(Data extracted from a collection)
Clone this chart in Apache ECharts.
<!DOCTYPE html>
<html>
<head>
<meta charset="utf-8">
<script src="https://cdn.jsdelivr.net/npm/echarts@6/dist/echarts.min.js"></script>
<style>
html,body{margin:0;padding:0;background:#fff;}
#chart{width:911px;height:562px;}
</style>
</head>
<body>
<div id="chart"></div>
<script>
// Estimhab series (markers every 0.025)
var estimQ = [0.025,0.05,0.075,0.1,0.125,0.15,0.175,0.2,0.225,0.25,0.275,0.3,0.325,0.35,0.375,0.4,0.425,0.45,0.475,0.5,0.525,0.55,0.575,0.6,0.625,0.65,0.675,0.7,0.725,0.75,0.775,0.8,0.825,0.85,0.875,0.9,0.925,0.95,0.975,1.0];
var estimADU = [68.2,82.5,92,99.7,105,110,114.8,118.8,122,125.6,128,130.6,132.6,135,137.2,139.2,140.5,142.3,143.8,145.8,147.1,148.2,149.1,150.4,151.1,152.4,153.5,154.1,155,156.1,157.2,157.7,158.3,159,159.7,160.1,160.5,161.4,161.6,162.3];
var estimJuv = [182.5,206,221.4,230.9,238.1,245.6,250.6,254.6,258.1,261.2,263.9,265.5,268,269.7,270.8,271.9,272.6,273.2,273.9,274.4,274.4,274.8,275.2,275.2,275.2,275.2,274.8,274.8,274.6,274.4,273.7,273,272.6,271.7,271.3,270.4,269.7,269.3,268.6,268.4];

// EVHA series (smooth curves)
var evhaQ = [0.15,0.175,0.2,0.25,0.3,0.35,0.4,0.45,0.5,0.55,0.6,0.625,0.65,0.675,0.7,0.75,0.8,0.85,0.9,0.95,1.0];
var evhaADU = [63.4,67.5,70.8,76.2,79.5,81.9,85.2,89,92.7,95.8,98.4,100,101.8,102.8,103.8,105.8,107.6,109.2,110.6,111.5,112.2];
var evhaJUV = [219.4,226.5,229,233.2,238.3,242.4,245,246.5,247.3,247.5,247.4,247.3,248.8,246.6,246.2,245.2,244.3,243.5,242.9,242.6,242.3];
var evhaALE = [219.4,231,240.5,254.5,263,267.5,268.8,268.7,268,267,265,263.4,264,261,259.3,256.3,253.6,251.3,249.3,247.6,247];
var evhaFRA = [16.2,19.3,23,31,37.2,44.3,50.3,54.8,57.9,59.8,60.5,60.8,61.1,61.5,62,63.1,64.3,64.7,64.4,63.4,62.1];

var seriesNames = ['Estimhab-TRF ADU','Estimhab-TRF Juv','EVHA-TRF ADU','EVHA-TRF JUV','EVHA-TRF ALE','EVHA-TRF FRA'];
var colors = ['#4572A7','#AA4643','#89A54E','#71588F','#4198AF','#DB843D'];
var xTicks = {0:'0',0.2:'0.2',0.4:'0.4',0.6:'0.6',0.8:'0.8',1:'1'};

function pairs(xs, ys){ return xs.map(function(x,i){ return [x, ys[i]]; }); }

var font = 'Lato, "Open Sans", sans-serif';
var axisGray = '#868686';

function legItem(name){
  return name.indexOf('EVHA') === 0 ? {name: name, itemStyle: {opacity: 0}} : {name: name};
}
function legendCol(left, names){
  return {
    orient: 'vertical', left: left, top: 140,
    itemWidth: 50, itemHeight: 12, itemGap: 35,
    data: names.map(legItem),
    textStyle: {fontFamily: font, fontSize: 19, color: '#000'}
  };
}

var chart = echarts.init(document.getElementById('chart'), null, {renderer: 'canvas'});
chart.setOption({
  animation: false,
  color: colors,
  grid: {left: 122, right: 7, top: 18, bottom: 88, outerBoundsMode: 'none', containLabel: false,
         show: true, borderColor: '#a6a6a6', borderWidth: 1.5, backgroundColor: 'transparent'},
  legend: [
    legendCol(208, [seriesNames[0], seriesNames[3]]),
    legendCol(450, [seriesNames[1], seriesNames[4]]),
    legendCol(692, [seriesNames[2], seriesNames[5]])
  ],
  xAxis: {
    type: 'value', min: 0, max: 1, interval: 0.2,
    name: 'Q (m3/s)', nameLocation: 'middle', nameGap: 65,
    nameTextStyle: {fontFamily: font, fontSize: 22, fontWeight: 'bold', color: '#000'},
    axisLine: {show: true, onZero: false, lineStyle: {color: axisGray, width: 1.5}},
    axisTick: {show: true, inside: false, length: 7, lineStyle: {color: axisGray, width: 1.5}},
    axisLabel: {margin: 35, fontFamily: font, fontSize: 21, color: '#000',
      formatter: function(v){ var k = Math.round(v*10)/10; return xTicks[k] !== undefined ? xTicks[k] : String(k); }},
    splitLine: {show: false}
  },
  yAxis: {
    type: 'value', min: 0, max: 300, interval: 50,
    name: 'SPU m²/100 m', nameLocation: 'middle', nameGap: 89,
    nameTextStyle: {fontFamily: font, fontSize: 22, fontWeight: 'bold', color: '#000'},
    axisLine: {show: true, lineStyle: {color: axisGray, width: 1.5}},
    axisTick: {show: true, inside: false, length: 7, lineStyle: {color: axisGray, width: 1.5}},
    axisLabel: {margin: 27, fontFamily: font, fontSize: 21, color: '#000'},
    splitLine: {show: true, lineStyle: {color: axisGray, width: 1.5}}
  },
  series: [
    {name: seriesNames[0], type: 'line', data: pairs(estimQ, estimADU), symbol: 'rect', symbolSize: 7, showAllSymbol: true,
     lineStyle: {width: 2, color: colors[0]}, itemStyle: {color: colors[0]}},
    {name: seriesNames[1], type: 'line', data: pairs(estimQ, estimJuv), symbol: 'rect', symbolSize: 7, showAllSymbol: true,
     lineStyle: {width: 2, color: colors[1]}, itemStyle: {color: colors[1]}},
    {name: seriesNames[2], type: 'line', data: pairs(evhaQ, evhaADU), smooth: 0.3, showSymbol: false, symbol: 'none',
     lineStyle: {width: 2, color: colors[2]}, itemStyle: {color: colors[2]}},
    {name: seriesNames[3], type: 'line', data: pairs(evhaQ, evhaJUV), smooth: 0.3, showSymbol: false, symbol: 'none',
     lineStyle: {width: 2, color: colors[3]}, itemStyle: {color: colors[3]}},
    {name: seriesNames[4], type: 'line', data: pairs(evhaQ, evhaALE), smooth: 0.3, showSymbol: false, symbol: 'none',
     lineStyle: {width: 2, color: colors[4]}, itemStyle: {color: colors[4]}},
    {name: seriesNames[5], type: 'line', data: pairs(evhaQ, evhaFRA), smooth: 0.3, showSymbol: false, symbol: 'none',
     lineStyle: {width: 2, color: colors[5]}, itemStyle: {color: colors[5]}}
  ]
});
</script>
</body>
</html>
---
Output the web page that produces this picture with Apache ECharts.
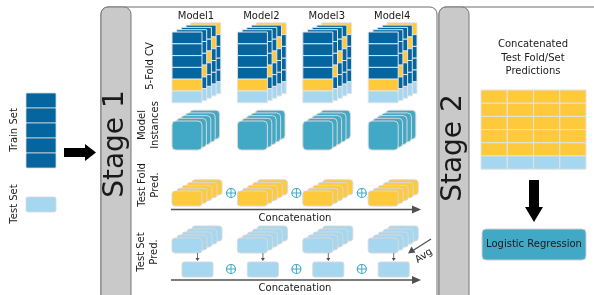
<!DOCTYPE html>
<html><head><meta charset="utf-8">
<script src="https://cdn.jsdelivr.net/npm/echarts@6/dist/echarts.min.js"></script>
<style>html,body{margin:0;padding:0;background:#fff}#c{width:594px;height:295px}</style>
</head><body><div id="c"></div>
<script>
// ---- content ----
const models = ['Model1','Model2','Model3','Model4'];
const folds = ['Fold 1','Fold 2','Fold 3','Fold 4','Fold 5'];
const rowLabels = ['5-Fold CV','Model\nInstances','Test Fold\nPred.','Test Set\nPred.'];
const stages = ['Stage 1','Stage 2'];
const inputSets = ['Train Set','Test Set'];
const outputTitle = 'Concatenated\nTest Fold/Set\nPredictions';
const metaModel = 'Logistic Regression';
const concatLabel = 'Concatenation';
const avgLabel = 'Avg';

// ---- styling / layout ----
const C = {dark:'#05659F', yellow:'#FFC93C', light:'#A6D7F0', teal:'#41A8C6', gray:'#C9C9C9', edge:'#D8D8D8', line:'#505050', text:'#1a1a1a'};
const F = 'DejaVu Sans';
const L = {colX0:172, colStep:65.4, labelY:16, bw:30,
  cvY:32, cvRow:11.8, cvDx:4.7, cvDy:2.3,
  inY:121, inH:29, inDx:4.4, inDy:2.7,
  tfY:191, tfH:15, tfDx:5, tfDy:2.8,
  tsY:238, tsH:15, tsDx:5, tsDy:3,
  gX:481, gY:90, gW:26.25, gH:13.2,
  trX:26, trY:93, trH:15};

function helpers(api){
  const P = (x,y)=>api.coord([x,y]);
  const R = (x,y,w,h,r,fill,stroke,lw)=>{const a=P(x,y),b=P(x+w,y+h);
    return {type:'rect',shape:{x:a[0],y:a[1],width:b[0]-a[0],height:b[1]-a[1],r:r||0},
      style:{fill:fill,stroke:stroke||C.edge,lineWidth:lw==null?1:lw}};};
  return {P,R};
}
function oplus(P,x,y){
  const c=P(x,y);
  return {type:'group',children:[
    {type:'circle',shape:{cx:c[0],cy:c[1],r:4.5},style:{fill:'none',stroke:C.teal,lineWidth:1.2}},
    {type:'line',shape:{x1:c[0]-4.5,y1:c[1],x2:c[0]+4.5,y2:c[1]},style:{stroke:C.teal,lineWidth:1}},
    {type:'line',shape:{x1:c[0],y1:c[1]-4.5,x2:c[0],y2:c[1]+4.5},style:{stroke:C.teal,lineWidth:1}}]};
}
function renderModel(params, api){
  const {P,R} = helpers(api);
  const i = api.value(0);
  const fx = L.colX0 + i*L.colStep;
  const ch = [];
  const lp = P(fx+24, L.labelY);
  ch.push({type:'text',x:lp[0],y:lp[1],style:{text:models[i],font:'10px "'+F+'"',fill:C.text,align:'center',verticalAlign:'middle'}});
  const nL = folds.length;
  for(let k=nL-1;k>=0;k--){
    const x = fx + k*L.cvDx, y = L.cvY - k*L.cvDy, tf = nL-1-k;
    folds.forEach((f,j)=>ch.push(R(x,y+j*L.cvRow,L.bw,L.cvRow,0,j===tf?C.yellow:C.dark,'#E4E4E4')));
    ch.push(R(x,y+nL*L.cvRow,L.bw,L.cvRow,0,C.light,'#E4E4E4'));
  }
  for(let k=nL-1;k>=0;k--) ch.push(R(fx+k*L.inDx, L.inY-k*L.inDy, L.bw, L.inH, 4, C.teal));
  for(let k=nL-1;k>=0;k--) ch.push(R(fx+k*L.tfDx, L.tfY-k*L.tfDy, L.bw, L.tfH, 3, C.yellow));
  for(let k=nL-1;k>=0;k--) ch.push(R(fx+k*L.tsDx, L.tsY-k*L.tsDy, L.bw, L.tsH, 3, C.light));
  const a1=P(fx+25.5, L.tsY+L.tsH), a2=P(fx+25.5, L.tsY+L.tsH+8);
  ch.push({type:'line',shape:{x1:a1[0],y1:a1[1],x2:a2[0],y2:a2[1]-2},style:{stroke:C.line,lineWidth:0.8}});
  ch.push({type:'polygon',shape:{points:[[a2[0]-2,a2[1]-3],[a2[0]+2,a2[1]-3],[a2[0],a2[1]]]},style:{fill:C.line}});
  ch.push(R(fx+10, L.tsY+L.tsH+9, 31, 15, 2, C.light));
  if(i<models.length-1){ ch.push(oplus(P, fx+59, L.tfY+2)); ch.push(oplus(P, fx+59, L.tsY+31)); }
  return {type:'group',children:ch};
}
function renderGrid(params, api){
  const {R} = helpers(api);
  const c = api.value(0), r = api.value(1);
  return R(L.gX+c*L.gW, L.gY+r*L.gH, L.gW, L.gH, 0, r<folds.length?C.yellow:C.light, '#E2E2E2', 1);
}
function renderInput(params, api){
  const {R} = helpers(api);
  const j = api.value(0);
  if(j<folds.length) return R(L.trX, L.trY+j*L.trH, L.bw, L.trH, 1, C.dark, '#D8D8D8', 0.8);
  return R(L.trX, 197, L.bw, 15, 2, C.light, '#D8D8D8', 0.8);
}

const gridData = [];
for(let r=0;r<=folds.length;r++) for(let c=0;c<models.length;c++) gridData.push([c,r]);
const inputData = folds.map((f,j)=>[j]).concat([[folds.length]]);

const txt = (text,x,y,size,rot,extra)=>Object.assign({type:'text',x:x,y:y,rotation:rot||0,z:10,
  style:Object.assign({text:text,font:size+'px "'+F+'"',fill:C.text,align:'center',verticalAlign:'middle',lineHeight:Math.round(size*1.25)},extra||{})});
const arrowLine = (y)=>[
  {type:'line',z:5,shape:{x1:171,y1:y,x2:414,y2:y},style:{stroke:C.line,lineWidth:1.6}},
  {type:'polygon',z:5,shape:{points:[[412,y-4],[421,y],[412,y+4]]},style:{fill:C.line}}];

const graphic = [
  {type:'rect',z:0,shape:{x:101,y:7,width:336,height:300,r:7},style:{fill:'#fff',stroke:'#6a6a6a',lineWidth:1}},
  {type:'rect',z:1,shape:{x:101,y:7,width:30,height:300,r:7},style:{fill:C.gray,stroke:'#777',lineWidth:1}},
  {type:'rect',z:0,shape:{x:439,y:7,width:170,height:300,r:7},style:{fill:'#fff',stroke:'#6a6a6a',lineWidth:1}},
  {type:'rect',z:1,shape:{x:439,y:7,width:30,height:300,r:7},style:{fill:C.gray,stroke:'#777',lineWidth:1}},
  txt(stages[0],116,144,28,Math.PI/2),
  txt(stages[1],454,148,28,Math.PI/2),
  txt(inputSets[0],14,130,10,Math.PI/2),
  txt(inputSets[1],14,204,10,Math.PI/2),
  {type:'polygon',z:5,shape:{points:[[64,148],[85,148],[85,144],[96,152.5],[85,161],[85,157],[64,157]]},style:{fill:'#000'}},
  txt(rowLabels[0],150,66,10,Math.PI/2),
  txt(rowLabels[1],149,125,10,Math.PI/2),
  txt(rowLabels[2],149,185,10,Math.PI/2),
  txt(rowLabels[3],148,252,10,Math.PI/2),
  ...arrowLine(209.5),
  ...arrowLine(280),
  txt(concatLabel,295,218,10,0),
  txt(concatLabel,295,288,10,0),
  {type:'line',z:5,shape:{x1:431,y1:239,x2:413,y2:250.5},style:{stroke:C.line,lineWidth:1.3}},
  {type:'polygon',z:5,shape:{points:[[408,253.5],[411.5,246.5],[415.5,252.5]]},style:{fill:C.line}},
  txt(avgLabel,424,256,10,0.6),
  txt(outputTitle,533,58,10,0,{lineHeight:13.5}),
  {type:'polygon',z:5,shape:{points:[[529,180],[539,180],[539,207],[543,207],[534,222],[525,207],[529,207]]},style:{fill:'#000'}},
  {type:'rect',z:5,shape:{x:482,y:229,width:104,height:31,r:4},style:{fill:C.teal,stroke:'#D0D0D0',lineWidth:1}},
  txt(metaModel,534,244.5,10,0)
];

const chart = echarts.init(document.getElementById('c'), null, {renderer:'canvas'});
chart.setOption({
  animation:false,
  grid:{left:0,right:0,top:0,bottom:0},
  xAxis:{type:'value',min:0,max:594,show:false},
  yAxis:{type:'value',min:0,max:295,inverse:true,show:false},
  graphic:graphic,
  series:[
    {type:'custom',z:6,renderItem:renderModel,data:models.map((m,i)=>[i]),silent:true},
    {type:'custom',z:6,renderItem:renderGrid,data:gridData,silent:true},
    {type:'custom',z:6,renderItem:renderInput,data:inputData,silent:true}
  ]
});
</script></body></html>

▸ **Stated goal**
Both the line containing "Output the web" and the line containing "const avgLabel = 'Avg';" belong in the copy, along with every line between them. Reproduce that stretch exactly, without the pictures.

▸ **Answer to this exercise**
Output the web page that produces this picture with Apache ECharts.
<!DOCTYPE html>
<html><head><meta charset="utf-8">
<script src="https://cdn.jsdelivr.net/npm/echarts@6/dist/echarts.min.js"></script>
<style>html,body{margin:0;padding:0;background:#fff}#c{width:594px;height:295px}</style>
</head><body><div id="c"></div>
<script>
// ---- content ----
const models = ['Model1','Model2','Model3','Model4'];
const folds = ['Fold 1','Fold 2','Fold 3','Fold 4','Fold 5'];
const rowLabels = ['5-Fold CV','Model\nInstances','Test Fold\nPred.','Test Set\nPred.'];
const stages = ['Stage 1','Stage 2'];
const inputSets = ['Train Set','Test Set'];
const outputTitle = 'Concatenated\nTest Fold/Set\nPredictions';
const metaModel = 'Logistic Regression';
const concatLabel = 'Concatenation';
const avgLabel = 'Avg';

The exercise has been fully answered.